Wall Street Journal: Steel Execs Planning for Infrastructure Spending?

By Matthew McMullan
Aug 22 2019 |
A steel mill in northwest Ohio is getting a significant capital investment from the company that owns it — because they see the government stepping in to keep the economy moving with infrastructure investment. | Getty Images

I sure hope so!

Lots of news out of the steel industry these days, not all of it good.

Some of it is, though. This was good news. This was very good. This too. And then, the Wall Street Journal reported a couple days ago: An Australian steelmaker is planning to spend roughly $700 million to expand its U.S. business – a steel mill in Delta, Ohio.

From the story:

U.S. steel prices have fallen about a third since approaching a decade-high last summer, but BlueScope and other steelmakers are looking beyond the current weakness in commodity markets. Slowing global growth is deepening confidence among steel executives that the U.S. and other countries will resort to infrastructure spending to give their economies a boost.

Man, that last part about infrastructure would be great.

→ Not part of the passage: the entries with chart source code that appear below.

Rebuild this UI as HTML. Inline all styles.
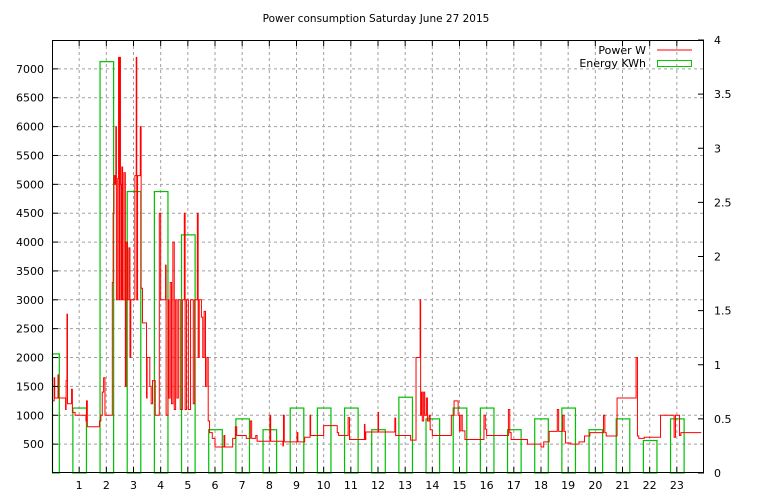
<!DOCTYPE html>
<html><head><meta charset="utf-8"><style>
body{margin:0;background:#fff;}
svg{display:block;font-family:"DejaVu Sans","Liberation Sans",sans-serif;font-size:11px;}
</style></head><body>
<svg id="chart" width="768" height="500">
<text x="376" y="22" text-anchor="middle" font-size="10.5">Power consumption Saturday June 27 2015</text>
<g id="grid"></g>
<g id="energy"></g>
<g id="power"></g>
<g id="axes"></g>
<g>
<g>
<text x="646" y="54" text-anchor="end">Power W</text>
<line x1="657" y1="50" x2="692" y2="50" stroke="#f00" stroke-width="1"/>
</g>
<g>
<text x="646" y="67" text-anchor="end">Energy KWh</text>
<rect x="657.5" y="60.5" width="34" height="6" fill="none" stroke="#0c0" stroke-width="1"/>
</g>
</g>
</svg>
<script>
const hourTicks=[1,2,3,4,5,6,7,8,9,10,11,12,13,14,15,16,17,18,19,20,21,22,23];
const wattTicks=[500,1000,1500,2000,2500,3000,3500,4000,4500,5000,5500,6000,6500,7000];
const kwhTicks=[0,0.5,1,1.5,2,2.5,3,3.5,4];
const energyHours=[0,1,2,3,4,5,6,7,8,9,10,11,12,13,14,15,16,17,18,19,20,21,22,23];
const energyKWh=[1.1,0.6,3.8,2.6,2.6,2.2,0.4,0.5,0.4,0.6,0.6,0.6,0.4,0.7,0.5,0.6,0.6,0.4,0.5,0.6,0.4,0.5,0.3,0.5];
const powerTimes=[0,0.08,0.1,0.2,0.22,0.24,0.45,0.5,0.52,0.55,0.57,0.7,0.72,0.75,0.85,1.2,1.25,1.27,1.3,1.7,1.75,1.8,1.85,1.9,1.95,2.2,2.22,2.25,2.28,2.32,2.35,2.37,2.42,2.45,2.47,2.5,2.52,2.55,2.57,2.6,2.65,2.7,2.73,2.78,2.83,2.87,2.9,3.0,3.05,3.1,3.12,3.15,3.25,3.28,3.33,3.45,3.48,3.5,3.6,3.65,3.7,3.8,3.9,3.95,4.0,4.15,4.18,4.2,4.27,4.3,4.35,4.4,4.45,4.5,4.55,4.6,4.65,4.72,4.8,4.87,4.9,4.95,5.02,5.1,5.2,5.25,5.35,5.38,5.42,5.5,5.55,5.6,5.65,5.7,5.75,5.8,5.9,6.0,6.3,6.33,6.36,6.6,6.65,6.75,6.8,7.1,7.15,7.3,7.35,7.5,7.55,8.0,8.02,8.05,8.4,8.5,8.52,8.55,9.0,9.02,9.05,9.3,9.5,9.52,9.55,10.0,10.5,10.55,10.6,10.9,10.95,10.98,11.5,11.52,11.55,11.8,12.0,12.02,12.6,12.62,12.65,
13.2,13.4,13.55,13.57,13.6,13.63,13.68,13.72,13.78,13.82,13.88,13.92,14.0,14.7,14.8,14.95,15.0,15.05,15.1,15.2,15.9,15.95,16.0,16.8,16.85,16.9,17.5,18.0,18.1,18.3,18.6,18.65,18.8,18.85,18.9,19.1,19.4,19.6,19.8,20.3,20.35,20.4,20.8,21.5,21.55,21.6,21.8,22.4,22.9,22.95,23.1,23.15,23.9,24.0];
const powerWatts=[1250,1650,1300,1300,1700,1300,1300,1100,1600,2750,1200,1200,1450,1050,1000,1000,900,1250,800,800,900,1000,1400,1650,1000,1000,3300,4500,5150,5000,6000,3000,5100,7200,3000,7200,5000,3000,5300,3000,5200,1500,4000,3000,3900,2000,3000,3000,5150,7200,3000,5150,6000,3200,2600,2600,1300,2000,1500,1200,1600,1000,1000,4500,3000,3000,3600,1000,3000,1300,3300,1200,4000,1100,3000,1300,3000,1100,3000,4500,1100,3000,1100,3000,1200,3000,4500,2000,3000,2700,2000,2800,1500,2000,900,700,600,450,450,650,450,450,600,800,650,650,600,900,600,650,550,550,1000,550,550,470,1000,540,540,700,540,620,1000,650,650,820,700,650,650,960,580,580,840,580,710,710,1050,710,710,950,
650,570,2000,3000,1000,1400,900,1400,1000,1300,900,1000,750,650,1000,1250,1000,730,1000,730,580,1000,760,650,1100,700,580,500,450,540,720,1100,720,1000,720,520,500,540,640,700,1000,700,640,1300,2000,640,600,620,1000,620,1000,650,700,700];

const L=52,R=704,T=40,B=473;
const x=h=>L+(R-L)*h/24;
const yW=w=>B-(B-T)*w/7500;
const yK=k=>B-(B-T)*k/4;
const NS="http://www.w3.org/2000/svg";
function mk(tag,attrs,parent){const e=document.createElementNS(NS,tag);for(const k in attrs)e.setAttribute(k,attrs[k]);parent.appendChild(e);return e;}
const grid=document.getElementById('grid'),axes=document.getElementById('axes');
hourTicks.forEach(h=>{
 const g=mk('line',{x1:x(h),x2:x(h),y1:T,y2:B,stroke:'#a0a0a0','stroke-dasharray':'3,3'},grid);
 
 
 mk('line',{x1:x(h),x2:x(h),y1:B,y2:B-6,stroke:'#000'},axes);
 mk('line',{x1:x(h),x2:x(h),y1:T,y2:T+6,stroke:'#000'},axes);
 const t=mk('text',{x:x(h),y:B+16,'text-anchor':'middle'},axes);t.textContent=h;
 
 
});
wattTicks.forEach(w=>{
 const g=mk('line',{x1:L,x2:R,y1:yW(w),y2:yW(w),stroke:'#a0a0a0','stroke-dasharray':'3,3'},grid);
 
 
 mk('line',{x1:L,x2:L+6,y1:yW(w),y2:yW(w),stroke:'#000'},axes);
 const t=mk('text',{x:L-8,y:yW(w)+4,'text-anchor':'end'},axes);t.textContent=w;
 
 
});
kwhTicks.forEach(k=>{
 mk('line',{x1:R,x2:R-6,y1:yK(k),y2:yK(k),stroke:'#000'},axes);
 const t=mk('text',{x:R+10,y:yK(k)+4,'text-anchor':'start'},axes);t.textContent=k;
 
 
});
const fr=mk('rect',{x:L+0.5,y:T+0.5,width:R-L-1,height:B-T-1,fill:'none',stroke:'#000'},axes);


const eg=document.getElementById('energy');
energyHours.forEach((h,i)=>{
 const x0=Math.max(L,x(h-0.25)),x1=x(h+0.25);
 const r=mk('rect',{x:x0+0.5,y:yK(energyKWh[i]),width:x1-x0,height:B-yK(energyKWh[i]),fill:'none',stroke:'#00c000','stroke-width':1.2},eg);
 
 
});
let d='M'+x(powerTimes[0])+','+yW(powerWatts[0]);
const n=Math.min(powerTimes.length,powerWatts.length);
for(let i=1;i<n;i++){d+=' H'+x(powerTimes[i]).toFixed(2)+' V'+yW(powerWatts[i]).toFixed(2);}
const p=mk('path',{d:d,fill:'none',stroke:'#f00','stroke-width':1},document.getElementById('power'));


</script>
</body></html>
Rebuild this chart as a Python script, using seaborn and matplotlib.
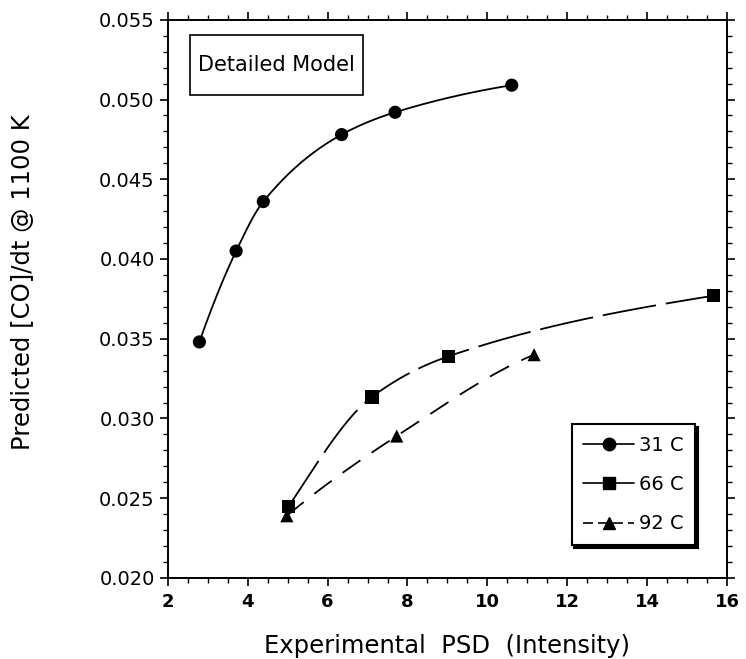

Tariffs will get you only so far; if the Trump administration (and greater Washington) wants to help steelworkers and the millions of other Americans in manufacturing jobs, it should do what people have been calling for for years and pass an infrastructure bill of significant weight. Infrastructure (and government procurement with strong Buy America rules) is a lot more efficient than tax cuts at creating economic growth. The Congressional Budget Office – the nerds who for a living run the numbers on every congressional economic policy proposal you ever heard of – knew this all the way back in 2015 when they were looking at the provisions tied into the American Recovery and Reinvestment Act:

Well, we've already cut taxes. Tried that! And a recession is still looming.

And while I doubt the government will get around to an infrastructure bill before the next election, it’s interesting to note that "there is deepening confidence among steel executives that the U.S. and other countries will resort to infrastructure spending to give their economies a boost."